Aim of the exercise –
In the listing below, locate the lines that hold "standalone" and copy them.

Rows –
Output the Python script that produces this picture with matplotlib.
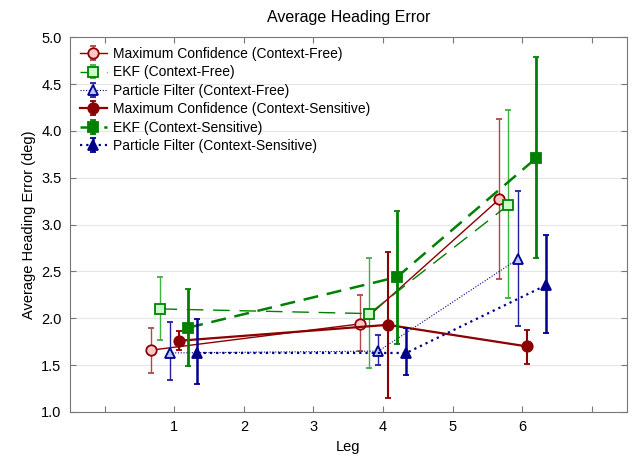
import numpy as np
import matplotlib
matplotlib.use('Agg')
import matplotlib.pyplot as plt

plt.rcParams['font.family'] = ['Liberation Sans', 'DejaVu Sans']

# legs and values
legs = [1, 4, 6]
offsets = [-0.333, -0.2, -0.067, 0.067, 0.2, 0.333]

labels = ['Maximum Confidence (Context-Free)',
          'EKF (Context-Free)',
          'Particle Filter (Context-Free)',
          'Maximum Confidence (Context-Sensitive)',
          'EKF (Context-Sensitive)',
          'Particle Filter (Context-Sensitive)']

mc_cf = [1.66, 1.94, 3.27]
mc_cf_lo = [1.42, 1.65, 2.42]
mc_cf_hi = [1.90, 2.25, 4.13]

ekf_cf = [2.10, 2.05, 3.21]
ekf_cf_lo = [1.77, 1.47, 2.22]
ekf_cf_hi = [2.44, 2.64, 4.22]

pf_cf = [1.63, 1.65, 2.63]
pf_cf_lo = [1.34, 1.50, 1.92]
pf_cf_hi = [1.96, 1.82, 3.36]

mc_cs = [1.76, 1.93, 1.70]
mc_cs_lo = [1.66, 1.15, 1.51]
mc_cs_hi = [1.86, 2.71, 1.88]

ekf_cs = [1.90, 2.44, 3.71]
ekf_cs_lo = [1.49, 1.73, 2.64]
ekf_cs_hi = [2.31, 3.15, 4.79]

pf_cs = [1.63, 1.63, 2.35]
pf_cs_lo = [1.30, 1.39, 1.84]
pf_cs_hi = [1.99, 1.90, 2.89]

series = [(mc_cf, mc_cf_lo, mc_cf_hi), (ekf_cf, ekf_cf_lo, ekf_cf_hi),
          (pf_cf, pf_cf_lo, pf_cf_hi), (mc_cs, mc_cs_lo, mc_cs_hi),
          (ekf_cs, ekf_cs_lo, ekf_cs_hi), (pf_cs, pf_cs_lo, pf_cs_hi)]

red = '#8B0000'
green = '#008000'
blue = '#00008B'
styles = [
    dict(color=red, ls='-', lw=1.0, marker='o', mfc='#FFC8C8', ecolor='#B04848', elw=1.0, ms=7.5),
    dict(color=green, ls=(0, (12, 7)), lw=1.0, marker='s', mfc='#C8FFC8', ecolor='#40B040', elw=1.0, ms=7.5),
    dict(color=blue, ls=(0, (1, 1.5)), lw=0.8, marker='^', mfc='#B8C8FF', ecolor='#2020A0', elw=1.0, ms=7.5),
    dict(color=red, ls='-', lw=1.6, marker='o', mfc=red, ecolor=red, elw=1.5, ms=7.5),
    dict(color=green, ls=(0, (6, 3.5)), lw=1.8, marker='s', mfc=green, ecolor=green, elw=2.0, ms=7.5),
    dict(color=blue, ls=(0, (1, 1.8)), lw=1.6, marker='^', mfc=blue, ecolor=blue, elw=1.8, ms=7.5),
]

fig = plt.figure(figsize=(6.35, 4.65), dpi=100)
ax = fig.add_axes([0.110, 0.114, 0.877, 0.806])

for i, ((y, lo, hi), st) in enumerate(zip(series, styles)):
    x = np.array(legs) + offsets[i]
    y = np.array(y)
    yerr = [y - np.array(lo), np.array(hi) - y]
    ax.errorbar(x, y, yerr=yerr, color=st['color'], ls=st['ls'], lw=st['lw'],
                marker=st['marker'], ms=st['ms'], mfc=st['mfc'], mec=st['color'],
                mew=1.3, ecolor=st['ecolor'], elinewidth=st['elw'], capsize=2.5,
                capthick=st['elw'], label=labels[i], zorder=3 + i)

ax.set_xlim(-0.5, 7.5)
ax.set_ylim(1.0, 5.0)
ax.set_xticks(range(0, 8))
ax.set_xticklabels(['', '1', '2', '3', '4', '5', '6', ''])
ax.set_yticks(np.arange(1.0, 5.01, 0.5))
ax.set_yticklabels(['%.1f' % v for v in np.arange(1.0, 5.01, 0.5)])
ax.yaxis.grid(True, color='#E6E6E6', lw=0.8)
ax.set_axisbelow(True)
ax.tick_params(direction='in', top=True, right=True, length=4, labelsize=10.5,
               color='#777777', pad=6)
for sp in ax.spines.values():
    sp.set_color('#777777')

ax.set_xlabel('Leg', fontsize=10.5)
ax.set_ylabel('Average Heading Error (deg)', fontsize=10.5)
ax.set_title('Average Heading Error', fontsize=11.5, pad=11)

ax.legend(loc='upper left', frameon=False, fontsize=10, handlelength=2.0,
          handletextpad=0.4, labelspacing=0.32, borderaxespad=0.2,
          borderpad=0.5, bbox_to_anchor=(0.0, 1.0))

fig.savefig('out.png', dpi=100)
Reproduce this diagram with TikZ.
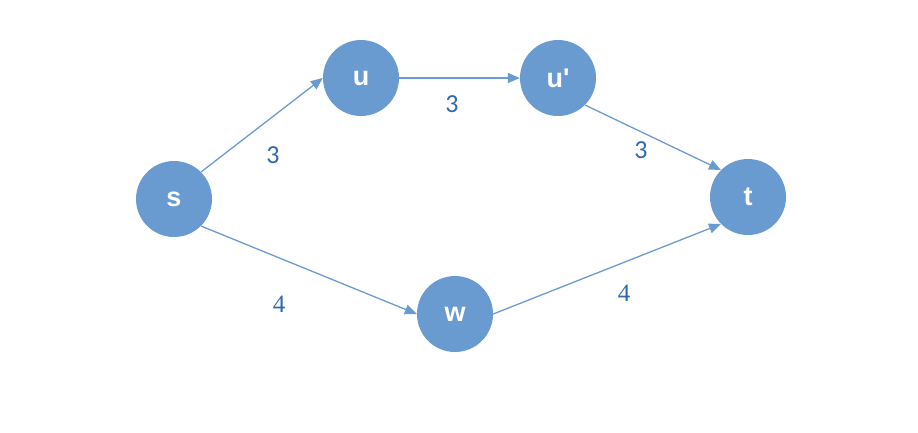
\documentclass[tikz,border=0pt]{standalone}
\usepackage{fontspec}
\newfontfamily\nodefont{Liberation Sans}[Ligatures=TeXOff]
\newfontfamily\lblfont{Carlito}
\newfontfamily\lblserif{Liberation Serif}
\usetikzlibrary{arrows.meta}
\definecolor{nodeblue}{HTML}{6A9BD0}
\definecolor{lblblue}{HTML}{2E6AB1}
\begin{document}
\begin{tikzpicture}[x=1pt,y=-1pt,
  vtx/.style={circle,fill=nodeblue,draw=none,minimum size=76pt,inner sep=0pt,text=white,font=\nodefont\fontsize{27}{27}\selectfont\bfseries},
  edge/.style={draw=nodeblue,line width=1.3pt,-{Triangle[length=12pt,width=10pt]}},
  wlbl/.style={text=lblblue,font=\lblfont\fontsize{26}{26}\selectfont},
  wlbls/.style={text=lblblue,font=\lblserif\fontsize{25}{25}\selectfont}]
\useasboundingbox (0,0) rectangle (918,432);
\node[vtx] (s) at (174,199) {s};
\node[vtx] (u) at (361,78) {u};
\node[vtx] (up) at (558,78) {u'};
\node[vtx] (t) at (748,197) {t};
\node[vtx] (w) at (455,314) {w};
\draw[edge] (s.45) -- (u.west);
\draw[edge] (u.east) -- (up.west);
\draw[edge] (up.-45) -- (t.135);
\draw[edge] (s.-45) -- (w.west);
\draw[edge] (w.east) -- (t.-135);
\node[wlbl] (l1) at (273,155) {3};
\node[wlbl] (l2) at (452,104) {3};
\node[wlbl] (l3) at (641,150) {3};
\node[wlbls] (l4) at (279,304) {\lblserif 4};
\node[wlbls] (l5) at (624,293) {\lblserif 4};
\end{tikzpicture}
\end{document}
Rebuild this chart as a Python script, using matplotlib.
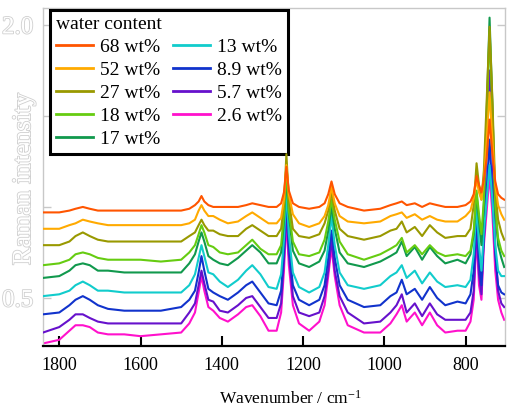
import matplotlib
matplotlib.use('Agg')
import matplotlib.pyplot as plt
import matplotlib.patheffects as pe

plt.rcParams['font.family'] = 'serif'
plt.rcParams['font.serif'] = ['Liberation Serif', 'DejaVu Serif']
plt.rcParams['mathtext.default'] = 'regular'

# wavenumber grid (cm-1)
wavenumber = [1840, 1800, 1775, 1760, 1742, 1725, 1705, 1680, 1640, 1600,
              1550, 1500, 1480, 1466, 1457, 1450, 1443, 1433, 1421, 1405,
              1385, 1360, 1340, 1325, 1305, 1285, 1265, 1254, 1247, 1241,
              1235, 1225, 1210, 1185, 1160, 1147, 1138, 1130, 1122, 1110,
              1090, 1050, 1010, 985, 970, 957, 945, 925, 907, 888,
              870, 850, 820, 800, 788, 780, 773, 767, 761, 755,
              748, 741, 734, 727, 720, 712, 705]

w68 = [0.97, 0.97, 0.98, 0.99, 1.00, 0.99, 0.98, 0.98, 0.98, 0.98,
       0.98, 0.98, 0.99, 1.01, 1.03, 1.06, 1.03, 1.01, 1.00, 1.00,
       1.00, 1.00, 1.01, 1.02, 1.01, 1.00, 1.00, 1.02, 1.08, 1.22,
       1.09, 1.02, 1.00, 0.99, 1.00, 1.02, 1.07, 1.14, 1.07, 1.02,
       1.00, 0.98, 0.99, 1.01, 1.02, 1.03, 1.01, 1.02, 1.00, 1.02,
       1.01, 1.00, 1.00, 1.01, 1.03, 1.07, 1.17, 1.12, 1.08, 1.15,
       1.27, 1.48, 1.29, 1.14, 1.07, 1.05, 1.04]
w52 = [0.88, 0.88, 0.90, 0.91, 0.93, 0.92, 0.91, 0.90, 0.90, 0.90,
       0.90, 0.90, 0.91, 0.93, 0.98, 1.01, 0.98, 0.95, 0.95, 0.93,
       0.91, 0.92, 0.95, 0.97, 0.94, 0.91, 0.91, 0.94, 1.04, 1.23,
       1.07, 0.96, 0.91, 0.89, 0.91, 0.95, 1.01, 1.11, 1.02, 0.95,
       0.92, 0.91, 0.92, 0.95, 0.96, 0.97, 0.94, 0.96, 0.93, 0.95,
       0.93, 0.92, 0.92, 0.95, 0.98, 1.05, 1.15, 1.08, 1.04, 1.15,
       1.37, 1.63, 1.37, 1.12, 1.01, 0.96, 0.93]
w27 = [0.79, 0.79, 0.81, 0.84, 0.86, 0.84, 0.82, 0.81, 0.81, 0.81,
       0.81, 0.81, 0.84, 0.86, 0.90, 0.93, 0.90, 0.87, 0.87, 0.85,
       0.84, 0.84, 0.88, 0.90, 0.87, 0.84, 0.84, 0.88, 1.01, 1.29,
       1.04, 0.88, 0.84, 0.83, 0.85, 0.91, 0.98, 1.08, 0.98, 0.88,
       0.84, 0.82, 0.84, 0.87, 0.88, 0.92, 0.86, 0.89, 0.84, 0.90,
       0.86, 0.83, 0.84, 0.84, 0.88, 1.01, 1.24, 1.12, 1.04, 1.20,
       1.59, 1.99, 1.59, 1.09, 0.93, 0.86, 0.82]
w18 = [0.68, 0.69, 0.71, 0.74, 0.75, 0.74, 0.72, 0.71, 0.71, 0.71,
       0.70, 0.71, 0.75, 0.79, 0.85, 0.90, 0.86, 0.79, 0.78, 0.75,
       0.74, 0.75, 0.79, 0.82, 0.77, 0.74, 0.74, 0.79, 0.96, 1.23,
       0.98, 0.81, 0.74, 0.73, 0.75, 0.82, 0.92, 1.04, 0.93, 0.81,
       0.74, 0.71, 0.74, 0.77, 0.79, 0.83, 0.75, 0.79, 0.74, 0.79,
       0.75, 0.73, 0.74, 0.73, 0.76, 0.87, 1.09, 0.96, 0.85, 1.04,
       1.48, 1.97, 1.53, 1.01, 0.83, 0.76, 0.73]
w17 = [0.61, 0.62, 0.65, 0.68, 0.69, 0.68, 0.65, 0.65, 0.64, 0.64,
       0.64, 0.64, 0.69, 0.74, 0.81, 0.86, 0.81, 0.73, 0.71, 0.69,
       0.68, 0.72, 0.76, 0.79, 0.75, 0.69, 0.69, 0.75, 0.92, 1.18,
       0.96, 0.76, 0.69, 0.67, 0.70, 0.76, 0.87, 1.00, 0.88, 0.75,
       0.69, 0.67, 0.70, 0.73, 0.75, 0.81, 0.73, 0.78, 0.71, 0.78,
       0.73, 0.69, 0.71, 0.69, 0.74, 0.85, 1.07, 0.92, 0.79, 1.01,
       1.53, 2.04, 1.56, 0.98, 0.79, 0.72, 0.67]
w13 = [0.51, 0.52, 0.54, 0.57, 0.59, 0.57, 0.54, 0.54, 0.53, 0.53,
       0.53, 0.53, 0.57, 0.63, 0.72, 0.79, 0.73, 0.64, 0.63, 0.59,
       0.56, 0.60, 0.65, 0.68, 0.63, 0.56, 0.55, 0.63, 0.82, 1.09,
       0.85, 0.64, 0.56, 0.53, 0.56, 0.64, 0.79, 0.95, 0.79, 0.64,
       0.57, 0.55, 0.57, 0.62, 0.64, 0.68, 0.61, 0.65, 0.58, 0.64,
       0.59, 0.56, 0.57, 0.56, 0.60, 0.74, 1.01, 0.79, 0.65, 0.87,
       1.04, 1.23, 1.04, 0.79, 0.65, 0.62, 0.62]
w8_9 = [0.41, 0.42, 0.46, 0.49, 0.51, 0.49, 0.46, 0.44, 0.43, 0.43,
        0.43, 0.45, 0.49, 0.54, 0.64, 0.73, 0.65, 0.55, 0.53, 0.51,
        0.49, 0.53, 0.57, 0.59, 0.53, 0.47, 0.46, 0.54, 0.76, 1.07,
        0.79, 0.57, 0.49, 0.46, 0.49, 0.57, 0.72, 0.87, 0.72, 0.57,
        0.49, 0.45, 0.46, 0.51, 0.53, 0.60, 0.52, 0.55, 0.49, 0.56,
        0.50, 0.46, 0.48, 0.47, 0.52, 0.65, 0.96, 0.71, 0.57, 0.82,
        1.09, 1.37, 1.07, 0.74, 0.57, 0.53, 0.52]
w5_7 = [0.31, 0.34, 0.38, 0.41, 0.41, 0.39, 0.37, 0.36, 0.36, 0.36,
        0.36, 0.36, 0.42, 0.47, 0.57, 0.65, 0.58, 0.49, 0.48, 0.43,
        0.42, 0.46, 0.50, 0.51, 0.45, 0.39, 0.39, 0.47, 0.71, 0.98,
        0.74, 0.51, 0.42, 0.40, 0.42, 0.51, 0.65, 0.82, 0.65, 0.51,
        0.42, 0.36, 0.37, 0.42, 0.46, 0.52, 0.42, 0.47, 0.40, 0.47,
        0.41, 0.38, 0.38, 0.38, 0.42, 0.54, 0.90, 0.63, 0.52, 0.87,
        1.37, 1.75, 1.31, 0.76, 0.54, 0.47, 0.45]
w2_6 = [0.25, 0.27, 0.32, 0.35, 0.35, 0.34, 0.31, 0.30, 0.30, 0.29,
        0.30, 0.31, 0.36, 0.42, 0.53, 0.62, 0.54, 0.45, 0.43, 0.39,
        0.37, 0.41, 0.45, 0.46, 0.40, 0.32, 0.32, 0.42, 0.65, 0.93,
        0.68, 0.46, 0.36, 0.32, 0.37, 0.46, 0.62, 0.78, 0.62, 0.46,
        0.35, 0.31, 0.31, 0.36, 0.41, 0.46, 0.37, 0.42, 0.35, 0.42,
        0.35, 0.31, 0.32, 0.32, 0.37, 0.49, 0.85, 0.57, 0.49, 0.79,
        0.98, 1.18, 0.96, 0.65, 0.49, 0.42, 0.38]

labels = ['68 wt%', '52 wt%', '27 wt%', '18 wt%', '17 wt%',
          '13 wt%', '8.9 wt%', '5.7 wt%', '2.6 wt%']
colors = ['#ff5500', '#ffaa00', '#999900', '#66cc11', '#11994d',
          '#11cccc', '#1133cc', '#6611cc', '#ff11cc']
series = [w68, w52, w27, w18, w17, w13, w8_9, w5_7, w2_6]

fig = plt.figure(figsize=(5.08, 4.08), dpi=100)
ax = fig.add_axes([43 / 508, 1 - 346 / 408, 462 / 508, 338 / 408])

for i, (y, lab, c) in enumerate(zip(series, labels, colors)):
    ax.plot(wavenumber, y, color=c, lw=1.5, label=lab, zorder=10 - i)

ax.set_xlim(1840, 703)
ax.set_ylim(0.236, 2.093)
ax.set_xticks([1800, 1600, 1400, 1200, 1000, 800])
ax.set_yticks([0.5, 1.0, 1.5, 2.0])
ax.set_yticklabels(['0.5', '', '', '2.0'])

grey = '#c8c8c8'
for s in ['left', 'right', 'top']:
    ax.spines[s].set_color(grey)
    ax.spines[s].set_linewidth(1.0)
ax.spines['bottom'].set_linewidth(1.6)

ax.tick_params(axis='x', direction='in', length=7, width=1.5, labelsize=13, pad=8)
ax.tick_params(axis='y', direction='in', length=6, width=1, color=grey,
               labelsize=18, pad=7, right=True)

ghost = [pe.withStroke(linewidth=1.2, foreground='#cfcfcf')]
for t in ax.get_yticklabels():
    t.set_color('white')
    t.set_path_effects(ghost)

ax.set_xlabel('Wavenumber / cm$^{-1}$', fontsize=12.5, va='center')
ax.xaxis.set_label_coords(0.535, -0.157)
ylab = ax.set_ylabel('Raman intensity', fontsize=19, color='white', va='center')
ylab.set_path_effects(ghost)
ax.yaxis.set_label_coords(-0.041, 0.494)

leg = ax.legend(ncol=2, loc='upper left', bbox_to_anchor=(0.015, 0.994),
                borderaxespad=0, fontsize=14, title='water content',
                title_fontsize=14, alignment='left', fancybox=False,
                handlelength=1.9, handletextpad=0.36, columnspacing=0.67,
                labelspacing=0.28, borderpad=0.3, framealpha=1)
leg.get_frame().set_edgecolor('black')
leg.get_frame().set_linewidth(2.2)
for h in leg.get_lines():
    h.set_linewidth(2)

fig.savefig('out.png', dpi=100)
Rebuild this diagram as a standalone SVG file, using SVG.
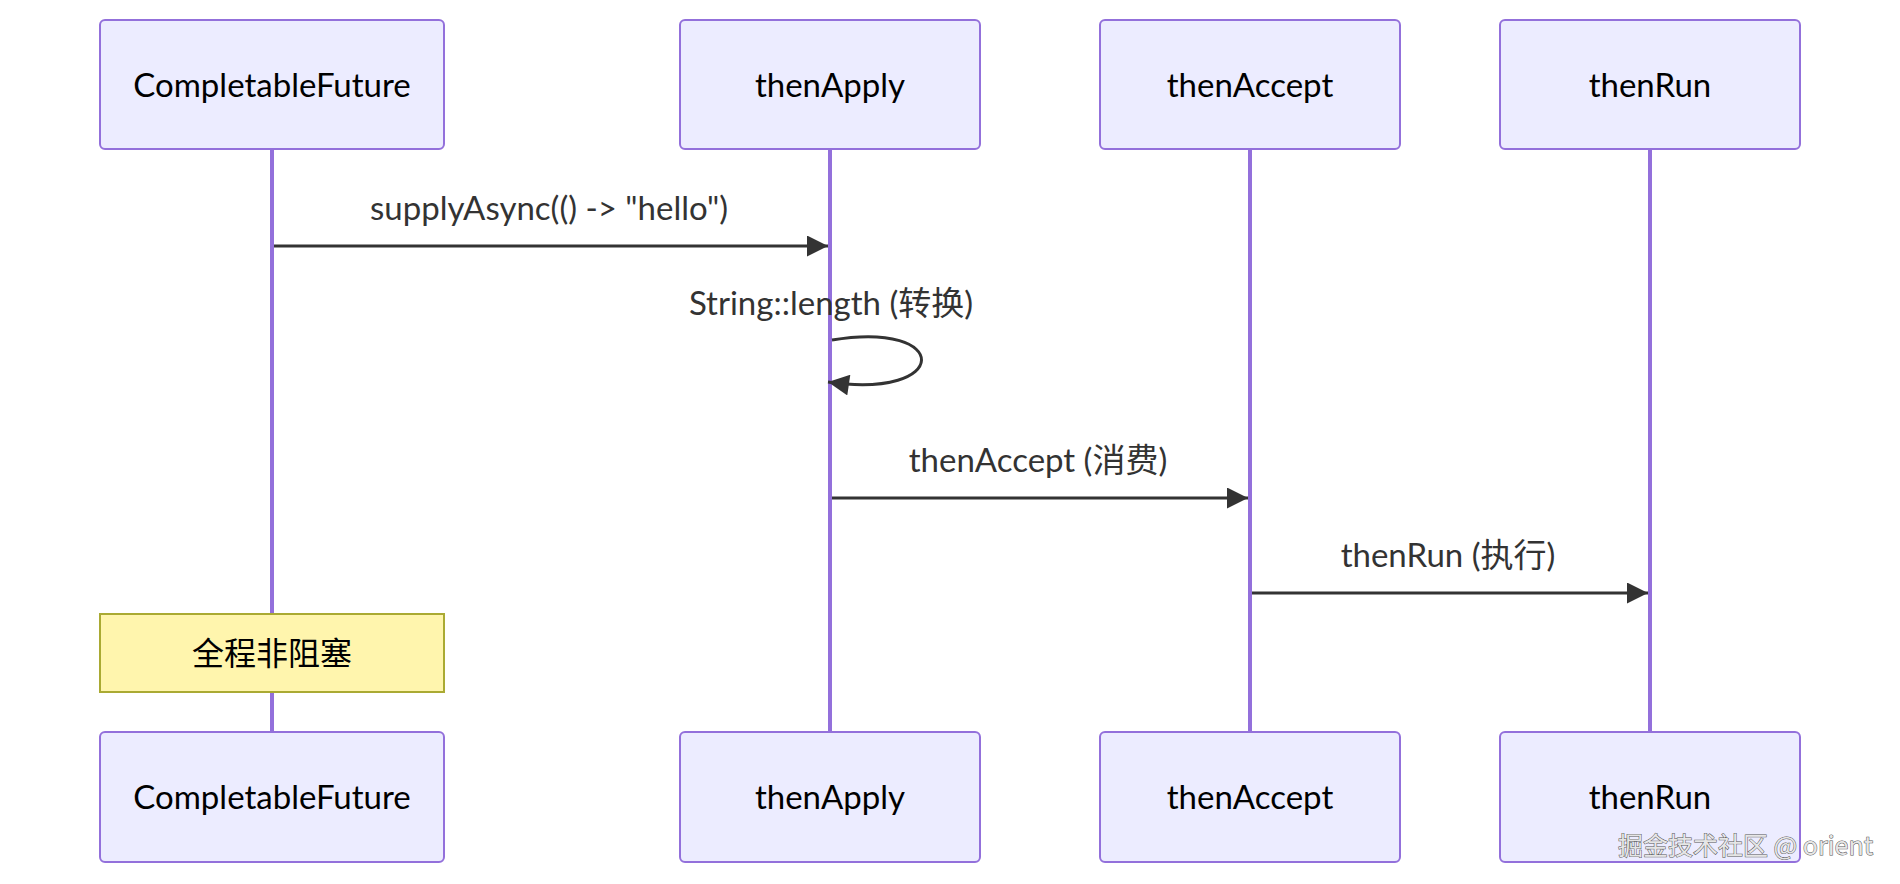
<svg xmlns="http://www.w3.org/2000/svg" width="1900" height="884" viewBox="0 0 1900 884">
<defs>
<style>
.actor{fill:#ECECFF;stroke:#9370DB;stroke-width:2}
.atext{font-family:Lato,"Noto Sans CJK SC",sans-serif;font-size:33px;fill:#000;text-anchor:middle}
.life{stroke:#9370DB;stroke-width:4}
.msg{stroke:#333;stroke-width:3;fill:none}
.mtext{font-family:Lato,"Noto Sans CJK SC",sans-serif;font-size:33px;fill:#333;text-anchor:middle}
.note{fill:#fff5ad;stroke:#aaaa33;stroke-width:2}
.ntext{font-family:"Noto Sans CJK SC",sans-serif;font-size:32px;fill:#000;text-anchor:middle}
.wm{font-family:"Noto Sans CJK SC","Liberation Sans",sans-serif;font-size:25px;fill:#e6e6e6;stroke:#555;stroke-width:1;paint-order:stroke}
</style>
<marker id="arrow" viewBox="0 0 10 10" refX="10" refY="5" markerUnits="userSpaceOnUse" markerWidth="22" markerHeight="21" orient="auto">
<path d="M0,0 L10,5 L0,10 z" fill="#333"/>
</marker>
</defs>
<rect width="1900" height="884" fill="#fff"/>
<g id="lifelines">
<line class="life" x1="272" y1="149" x2="272" y2="732"/>
<line class="life" x1="830" y1="149" x2="830" y2="732"/>
<line class="life" x1="1250" y1="149" x2="1250" y2="732"/>
<line class="life" x1="1650" y1="149" x2="1650" y2="732"/>
</g>
<g id="actor-cf-top"><rect class="actor" x="100" y="20" width="344" height="129" rx="5"/><text class="atext" x="272" y="97">CompletableFuture</text></g>
<g id="actor-apply-top"><rect class="actor" x="680" y="20" width="300" height="129" rx="5"/><text class="atext" x="830" y="97">thenApply</text></g>
<g id="actor-accept-top"><rect class="actor" x="1100" y="20" width="300" height="129" rx="5"/><text class="atext" x="1250" y="97">thenAccept</text></g>
<g id="actor-run-top"><rect class="actor" x="1500" y="20" width="300" height="129" rx="5"/><text class="atext" x="1650" y="97">thenRun</text></g>
<g id="connectors">
<line class="msg" x1="274" y1="246" x2="828" y2="246" marker-end="url(#arrow)"/>
<text class="mtext" x="549" y="220">supplyAsync(() -&gt; "hello")</text>
<path class="msg" d="M832,340 C952,320 952,400 828,382" marker-end="url(#arrow)"/>
<text class="mtext" x="831" y="315">String::length (转换)</text>
<line class="msg" x1="832" y1="498" x2="1248" y2="498" marker-end="url(#arrow)"/>
<text class="mtext" x="1038" y="472">thenAccept (消费)</text>
<line class="msg" x1="1252" y1="593" x2="1648" y2="593" marker-end="url(#arrow)"/>
<text class="mtext" x="1448" y="567">thenRun (执行)</text>
</g>
<g id="note"><rect class="note" x="100" y="614" width="344" height="78"/><text class="ntext" x="272" y="665">全程非阻塞</text></g>
<g id="actor-cf-bottom"><rect class="actor" x="100" y="732" width="344" height="130" rx="5"/><text class="atext" x="272" y="809">CompletableFuture</text></g>
<g id="actor-apply-bottom"><rect class="actor" x="680" y="732" width="300" height="130" rx="5"/><text class="atext" x="830" y="809">thenApply</text></g>
<g id="actor-accept-bottom"><rect class="actor" x="1100" y="732" width="300" height="130" rx="5"/><text class="atext" x="1250" y="809">thenAccept</text></g>
<g id="actor-run-bottom"><rect class="actor" x="1500" y="732" width="300" height="130" rx="5"/><text class="atext" x="1650" y="809">thenRun</text></g>
<text class="wm" x="1618" y="855">掘金技术社区 @ orient</text>
</svg>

The output –
\documentclass[tikz,border=0pt]{standalone}
Rebuild this diagram as a standalone SVG file, using SVG.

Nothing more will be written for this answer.